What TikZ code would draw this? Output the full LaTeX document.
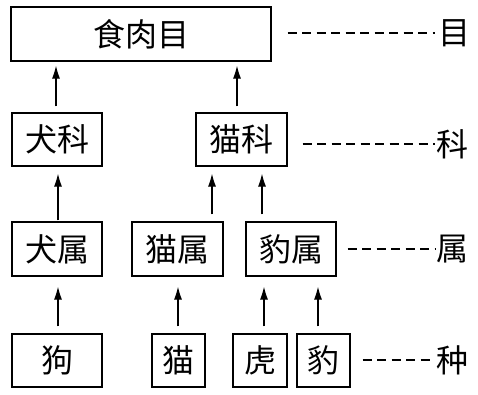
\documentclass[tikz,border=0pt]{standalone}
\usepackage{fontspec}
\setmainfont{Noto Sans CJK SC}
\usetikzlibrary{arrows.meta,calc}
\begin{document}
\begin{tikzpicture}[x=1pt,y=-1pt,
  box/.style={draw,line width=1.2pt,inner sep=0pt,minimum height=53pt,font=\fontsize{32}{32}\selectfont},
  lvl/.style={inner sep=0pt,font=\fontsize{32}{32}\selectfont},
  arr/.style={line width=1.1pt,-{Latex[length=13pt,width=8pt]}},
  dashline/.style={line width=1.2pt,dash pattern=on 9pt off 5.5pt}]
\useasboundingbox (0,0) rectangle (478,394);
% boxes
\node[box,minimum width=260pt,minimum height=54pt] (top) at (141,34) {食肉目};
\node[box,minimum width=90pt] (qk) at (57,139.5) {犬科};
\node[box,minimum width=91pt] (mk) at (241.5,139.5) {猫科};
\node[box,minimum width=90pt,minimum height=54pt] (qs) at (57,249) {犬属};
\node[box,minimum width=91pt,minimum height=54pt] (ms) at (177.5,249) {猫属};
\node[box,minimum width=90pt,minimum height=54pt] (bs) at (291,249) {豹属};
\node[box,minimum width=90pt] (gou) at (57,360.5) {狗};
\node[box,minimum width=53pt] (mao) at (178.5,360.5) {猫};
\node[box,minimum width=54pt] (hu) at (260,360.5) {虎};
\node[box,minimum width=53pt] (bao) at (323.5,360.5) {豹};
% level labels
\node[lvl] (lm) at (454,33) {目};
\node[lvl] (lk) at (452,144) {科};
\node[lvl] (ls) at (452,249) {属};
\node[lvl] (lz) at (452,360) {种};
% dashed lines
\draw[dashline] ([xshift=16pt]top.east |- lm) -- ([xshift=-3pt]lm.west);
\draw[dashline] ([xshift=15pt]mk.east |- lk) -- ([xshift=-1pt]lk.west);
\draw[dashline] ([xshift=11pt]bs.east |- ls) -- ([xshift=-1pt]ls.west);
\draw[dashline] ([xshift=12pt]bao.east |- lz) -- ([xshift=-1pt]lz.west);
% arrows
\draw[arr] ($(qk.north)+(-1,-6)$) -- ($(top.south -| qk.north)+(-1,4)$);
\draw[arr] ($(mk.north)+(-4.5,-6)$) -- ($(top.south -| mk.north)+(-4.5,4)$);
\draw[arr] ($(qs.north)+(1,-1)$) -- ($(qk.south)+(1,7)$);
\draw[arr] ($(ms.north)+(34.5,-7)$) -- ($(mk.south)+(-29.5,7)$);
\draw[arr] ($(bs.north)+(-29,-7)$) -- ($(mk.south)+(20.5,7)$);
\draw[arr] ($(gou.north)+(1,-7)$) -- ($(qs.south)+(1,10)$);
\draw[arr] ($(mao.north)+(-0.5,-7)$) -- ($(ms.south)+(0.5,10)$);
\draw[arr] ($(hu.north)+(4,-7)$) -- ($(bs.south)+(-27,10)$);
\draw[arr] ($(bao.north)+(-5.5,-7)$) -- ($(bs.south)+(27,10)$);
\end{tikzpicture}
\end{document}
━━━
** Requirements **
Restate the data above word for word. Skip every picture.

** Task output **
What TikZ code would draw this? Output the full LaTeX document.
\documentclass[tikz,border=0pt]{standalone}
\usepackage{fontspec}
\setmainfont{Noto Sans CJK SC}
\usetikzlibrary{arrows.meta,calc}
\begin{document}
\begin{tikzpicture}[x=1pt,y=-1pt,
  box/.style={draw,line width=1.2pt,inner sep=0pt,minimum height=53pt,font=\fontsize{32}{32}\selectfont},
  lvl/.style={inner sep=0pt,font=\fontsize{32}{32}\selectfont},
  arr/.style={line width=1.1pt,-{Latex[length=13pt,width=8pt]}},
  dashline/.style={line width=1.2pt,dash pattern=on 9pt off 5.5pt}]
\useasboundingbox (0,0) rectangle (478,394);
% boxes
\node[box,minimum width=260pt,minimum height=54pt] (top) at (141,34) {食肉目};
\node[box,minimum width=90pt] (qk) at (57,139.5) {犬科};
\node[box,minimum width=91pt] (mk) at (241.5,139.5) {猫科};
\node[box,minimum width=90pt,minimum height=54pt] (qs) at (57,249) {犬属};
\node[box,minimum width=91pt,minimum height=54pt] (ms) at (177.5,249) {猫属};
\node[box,minimum width=90pt,minimum height=54pt] (bs) at (291,249) {豹属};
\node[box,minimum width=90pt] (gou) at (57,360.5) {狗};
\node[box,minimum width=53pt] (mao) at (178.5,360.5) {猫};
\node[box,minimum width=54pt] (hu) at (260,360.5) {虎};
\node[box,minimum width=53pt] (bao) at (323.5,360.5) {豹};
% level labels
\node[lvl] (lm) at (454,33) {目};
\node[lvl] (lk) at (452,144) {科};
\node[lvl] (ls) at (452,249) {属};
\node[lvl] (lz) at (452,360) {种};
% dashed lines
\draw[dashline] ([xshift=16pt]top.east |- lm) -- ([xshift=-3pt]lm.west);
\draw[dashline] ([xshift=15pt]mk.east |- lk) -- ([xshift=-1pt]lk.west);
\draw[dashline] ([xshift=11pt]bs.east |- ls) -- ([xshift=-1pt]ls.west);
\draw[dashline] ([xshift=12pt]bao.east |- lz) -- ([xshift=-1pt]lz.west);
% arrows
\draw[arr] ($(qk.north)+(-1,-6)$) -- ($(top.south -| qk.north)+(-1,4)$);
\draw[arr] ($(mk.north)+(-4.5,-6)$) -- ($(top.south -| mk.north)+(-4.5,4)$);
\draw[arr] ($(qs.north)+(1,-1)$) -- ($(qk.south)+(1,7)$);
\draw[arr] ($(ms.north)+(34.5,-7)$) -- ($(mk.south)+(-29.5,7)$);
\draw[arr] ($(bs.north)+(-29,-7)$) -- ($(mk.south)+(20.5,7)$);
\draw[arr] ($(gou.north)+(1,-7)$) -- ($(qs.south)+(1,10)$);
\draw[arr] ($(mao.north)+(-0.5,-7)$) -- ($(ms.south)+(0.5,10)$);
\draw[arr] ($(hu.north)+(4,-7)$) -- ($(bs.south)+(-27,10)$);
\draw[arr] ($(bao.north)+(-5.5,-7)$) -- ($(bs.south)+(27,10)$);
\end{tikzpicture}
\end{document}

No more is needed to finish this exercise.